If, for example, you come home and have two beers after work every day, over the five or six hours before bed time, you are a “heavy drinker.”(Women, that one glass of wine with dinner every night, or perhaps after, makes you a heavy drinker.) If you consume five or more drinks on one social occasion (four for women), you are a binge drinker. (It is no surprise the college age kids up to about 34 dominate this category.)
Last I heard a glass of wine a day was fine for a pregnant women, yet this data would suggest she is guilty of heavy drinking?
And if you spend an afternoon at a friends watching football or hockey, sharing a lunch or appetizers, and drinking more than one beer per hour you are binging?
You have to agree that the data sets seem a bit contrived as if they are creating a statistical problem that they can then rush in and “solve,” right after they convince you to let them extract a few million more dollars out of the state economy to finance their endeavor.
And has anyone noticed that there is no suggestion that the state absolve itself by selling its interest in liquor sales? By divesting it’s tactical monopoly it could generate revenue for any number of public goods and then tax these new free-market competitors like they do every other business. Would that adversely affect the price advantage resulting in lower sales and less overall revenue? I honestly don’t know but lower sales would suggest the potential for fewer problems requiring more taxpayer dollars to solve them, would it not?

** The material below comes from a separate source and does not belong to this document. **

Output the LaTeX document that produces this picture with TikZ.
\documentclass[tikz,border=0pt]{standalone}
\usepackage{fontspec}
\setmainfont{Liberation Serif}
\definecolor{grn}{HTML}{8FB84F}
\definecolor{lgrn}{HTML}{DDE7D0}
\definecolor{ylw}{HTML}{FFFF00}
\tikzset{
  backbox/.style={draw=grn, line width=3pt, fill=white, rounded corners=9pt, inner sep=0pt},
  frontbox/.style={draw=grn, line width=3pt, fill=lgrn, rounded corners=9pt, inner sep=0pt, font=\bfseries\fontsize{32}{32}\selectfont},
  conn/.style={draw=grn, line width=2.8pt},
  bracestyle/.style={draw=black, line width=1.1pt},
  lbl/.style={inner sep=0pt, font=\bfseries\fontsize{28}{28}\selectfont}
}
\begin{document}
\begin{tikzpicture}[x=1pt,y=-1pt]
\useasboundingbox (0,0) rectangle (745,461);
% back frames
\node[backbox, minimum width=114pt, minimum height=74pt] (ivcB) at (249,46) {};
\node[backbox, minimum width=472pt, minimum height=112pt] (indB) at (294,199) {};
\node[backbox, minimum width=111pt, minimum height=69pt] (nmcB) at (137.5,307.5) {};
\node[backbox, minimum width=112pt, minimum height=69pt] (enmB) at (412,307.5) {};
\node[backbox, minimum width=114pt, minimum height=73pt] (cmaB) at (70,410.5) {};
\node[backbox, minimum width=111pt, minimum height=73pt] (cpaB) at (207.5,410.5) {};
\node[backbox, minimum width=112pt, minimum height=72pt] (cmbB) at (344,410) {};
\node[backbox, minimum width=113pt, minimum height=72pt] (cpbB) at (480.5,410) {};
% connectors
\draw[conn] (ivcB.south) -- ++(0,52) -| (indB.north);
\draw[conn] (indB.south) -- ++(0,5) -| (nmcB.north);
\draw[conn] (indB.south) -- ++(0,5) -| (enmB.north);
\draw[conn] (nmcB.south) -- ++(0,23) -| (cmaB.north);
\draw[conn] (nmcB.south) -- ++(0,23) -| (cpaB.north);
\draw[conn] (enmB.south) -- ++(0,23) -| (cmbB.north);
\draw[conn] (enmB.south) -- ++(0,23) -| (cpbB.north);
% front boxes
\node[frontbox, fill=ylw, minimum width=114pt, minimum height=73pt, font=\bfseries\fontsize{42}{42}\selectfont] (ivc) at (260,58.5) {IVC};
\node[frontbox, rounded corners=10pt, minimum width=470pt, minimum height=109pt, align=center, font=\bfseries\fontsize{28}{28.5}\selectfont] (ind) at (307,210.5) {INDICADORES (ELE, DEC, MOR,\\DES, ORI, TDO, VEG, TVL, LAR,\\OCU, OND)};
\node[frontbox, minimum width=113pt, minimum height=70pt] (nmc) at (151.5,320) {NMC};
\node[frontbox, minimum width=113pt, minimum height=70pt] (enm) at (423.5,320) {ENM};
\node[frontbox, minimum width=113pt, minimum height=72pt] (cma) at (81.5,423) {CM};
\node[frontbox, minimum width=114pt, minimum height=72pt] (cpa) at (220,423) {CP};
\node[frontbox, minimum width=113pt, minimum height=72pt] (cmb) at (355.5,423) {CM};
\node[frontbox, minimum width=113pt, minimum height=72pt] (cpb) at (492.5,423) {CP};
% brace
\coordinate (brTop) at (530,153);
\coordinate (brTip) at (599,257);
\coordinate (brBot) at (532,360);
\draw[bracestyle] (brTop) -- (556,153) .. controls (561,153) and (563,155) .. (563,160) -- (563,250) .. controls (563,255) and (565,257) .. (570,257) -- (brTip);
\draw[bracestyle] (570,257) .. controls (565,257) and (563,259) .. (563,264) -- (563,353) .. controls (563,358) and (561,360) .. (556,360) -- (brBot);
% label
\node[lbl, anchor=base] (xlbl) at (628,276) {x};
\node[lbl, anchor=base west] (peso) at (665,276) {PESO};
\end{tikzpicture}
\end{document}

I could dance round this all day, and would never adequately make the point that a) there are social costs associated with all kinds of things but b) they do not all have to be our collective social responsibility. And I know from which I speak. Both my parents were recovering alcoholics. They used their own experiences to help others. My brother has had issues with drinking. I have known people who have killed themselves in drunk driving accidents or been permanently handicapped by others. And I grew up with and around people struggling with addiction problems. I probably went to more funerals by the age of 12 than most people have to attend in a lifetime. But that does not mean that the state adding another tax will change any of that or that responsible citizens should have to pay for it.
The super- majority of adult beverage consumers are responsible people. The taxes that Democrats want to impose would extract millions and millions of dollars out of the state economy, and could to some degree drive away commerce from out of state consumers that we (admittedly) rely on now.

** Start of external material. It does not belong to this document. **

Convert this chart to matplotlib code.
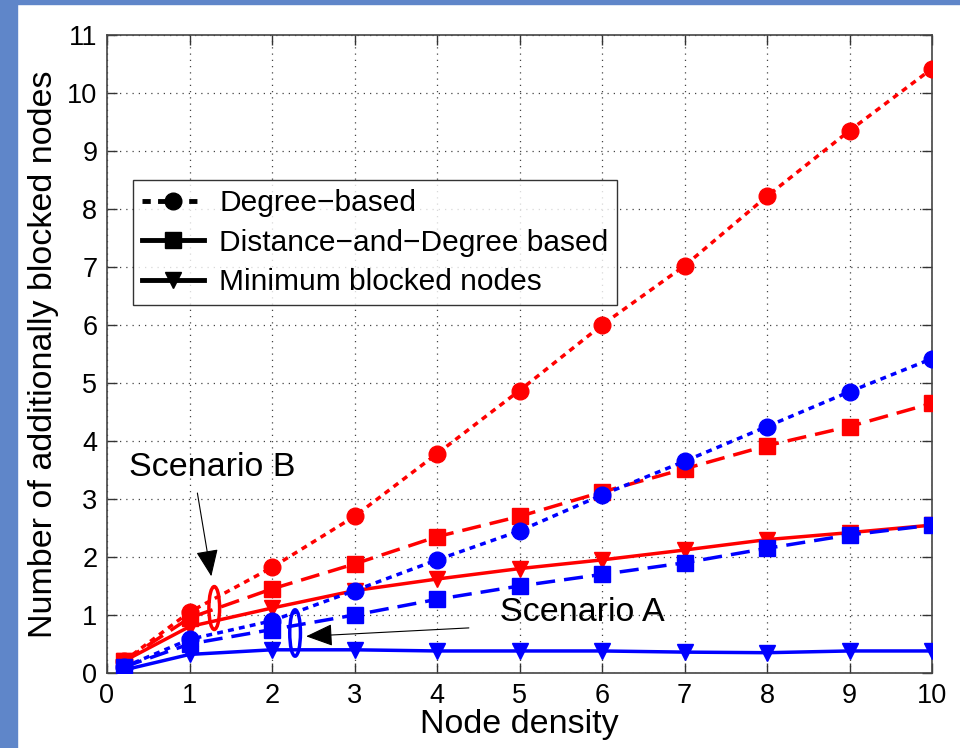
import matplotlib
matplotlib.use('Agg')
import matplotlib.pyplot as plt
from matplotlib.lines import Line2D
from matplotlib.patches import Ellipse, Rectangle

plt.rcParams['font.family'] = ['Liberation Sans', 'DejaVu Sans']

density = [0.2, 1, 2, 3, 4, 5, 6, 7, 8, 9, 10]

# scenario B (red)
deg_b = [0.2, 1.05, 1.82, 2.70, 3.78, 4.87, 6.00, 7.02, 8.22, 9.35, 10.42]
dist_b = [0.2, 0.95, 1.45, 1.88, 2.35, 2.70, 3.12, 3.52, 3.92, 4.25, 4.65]
min_b = [0.2, 0.80, 1.12, 1.42, 1.62, 1.80, 1.95, 2.12, 2.30, 2.42, 2.55]

# scenario A (blue)
deg_a = [0.1, 0.58, 0.90, 1.42, 1.95, 2.45, 3.07, 3.65, 4.25, 4.85, 5.42]
dist_a = [0.1, 0.50, 0.75, 1.00, 1.27, 1.50, 1.70, 1.90, 2.15, 2.38, 2.55]
min_a = [0.05, 0.32, 0.40, 0.40, 0.38, 0.38, 0.38, 0.36, 0.35, 0.38, 0.38]

legend_labels = ['Degree\u2212based', 'Distance\u2212and\u2212Degree based', 'Minimum blocked nodes']

fig = plt.figure(figsize=(9.6, 7.48), dpi=100, facecolor='white')
# slide border
fig.patches.append(Rectangle((0, 0), 17/960, 1, transform=fig.transFigure,
                             color='#5f86c9', zorder=0))
fig.patches.append(Rectangle((0, 1 - 4/748), 1, 4/748, transform=fig.transFigure,
                             color='#5f86c9', zorder=0))

ax = fig.add_axes([107/960, 75/748, 825/960, 638/748])

dot = (0, (1.7, 1.5))
dash = (0, (5.5, 2.6))
lw = 2.5
ms = 12

for col, d, s, m in [('red', deg_b, dist_b, min_b), ('blue', deg_a, dist_a, min_a)]:
    ax.plot(density, d, color=col, ls=dot, lw=lw, marker='o', ms=ms, zorder=3)
    ax.plot(density, s, color=col, ls=dash, lw=lw, marker='s', ms=ms - 1, zorder=3)
    ax.plot(density, m, color=col, ls='-', lw=lw, marker='v', ms=ms, zorder=3)

ax.set_xlim(0, 10)
ax.set_ylim(0, 11)
ax.set_xticks(range(0, 11))
ax.set_yticks(range(0, 12))
ax.grid(True, color='#444444', ls=(0, (1, 4)), lw=0.9)
ax.tick_params(direction='in', top=True, right=True, length=7, width=1,
               labelsize=19.5, pad=7, color='#333333')
for sp in ax.spines.values():
    sp.set_color('#444444')
    sp.set_linewidth(1.2)

ax.set_xlabel('Node density', fontsize=24.5, labelpad=0)
ax.set_ylabel('Number of additionally blocked nodes', fontsize=24.5, labelpad=6)

handles = [
    Line2D([], [], color='black', ls=dot, lw=3.5, marker='o', ms=12),
    Line2D([], [], color='black', ls='-', lw=3.5, marker='s', ms=11),
    Line2D([], [], color='black', ls='-', lw=3.5, marker='v', ms=12),
]
leg = ax.legend(handles, legend_labels, loc='upper left', bbox_to_anchor=(0.031, 0.772),
                fontsize=21.5, frameon=True, fancybox=False, edgecolor='black',
                handlelength=2.1, handletextpad=0.5, borderpad=0.3, labelspacing=0.38,
                borderaxespad=0)
leg.get_frame().set_linewidth(1.0)

# scenario annotations
ax.add_patch(Ellipse((1.30, 1.12), 0.13, 0.74, fill=False, edgecolor='red', lw=2.5, zorder=4))
ax.add_patch(Ellipse((2.28, 0.69), 0.13, 0.80, fill=False, edgecolor='blue', lw=2.5, zorder=4))
ax.annotate('', xy=(1.27, 1.62), xytext=(1.09, 3.15),
            arrowprops=dict(arrowstyle='-|>,head_length=0.6,head_width=0.25',
                            color='black', lw=0.8, mutation_scale=28))
ax.annotate('', xy=(2.38, 0.63), xytext=(4.42, 0.78),
            arrowprops=dict(arrowstyle='-|>,head_length=0.6,head_width=0.25',
                            color='black', lw=0.8, mutation_scale=28))
ax.text(0.27, 3.55, 'Scenario B', fontsize=24.5, va='center', ha='left')
ax.text(4.76, 1.05, 'Scenario A', fontsize=24.5, va='center', ha='left')

fig.savefig('out.png', dpi=100, facecolor='white')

I can’t speak to the complex nature of such things, particularly in an economy such as this. The manifold of rising cost pressures are depressing all manner of economic activity, including the cost to drive somewhere to save money you just lost to the cost of the drive. But we should not consider it our obligation to fund a response to human failure while clinging to the thing we claim is its cause.
I have no problem helping the truly needy get back on their productive feet, or even funding a very basic support structure for those who through no fault of their own have no family or friends to help them along, but if you want to cry to me about funding alcohol abuse programs get New Hampshire out of the liquor business first. Let me see how badly it misuses the revenue from that sale and any future revenues collected from the businesses that take over that role, then talk to me about my responsibility for behavior of others.
Until then stop trying to guilt me into funding your self-imposed morality play.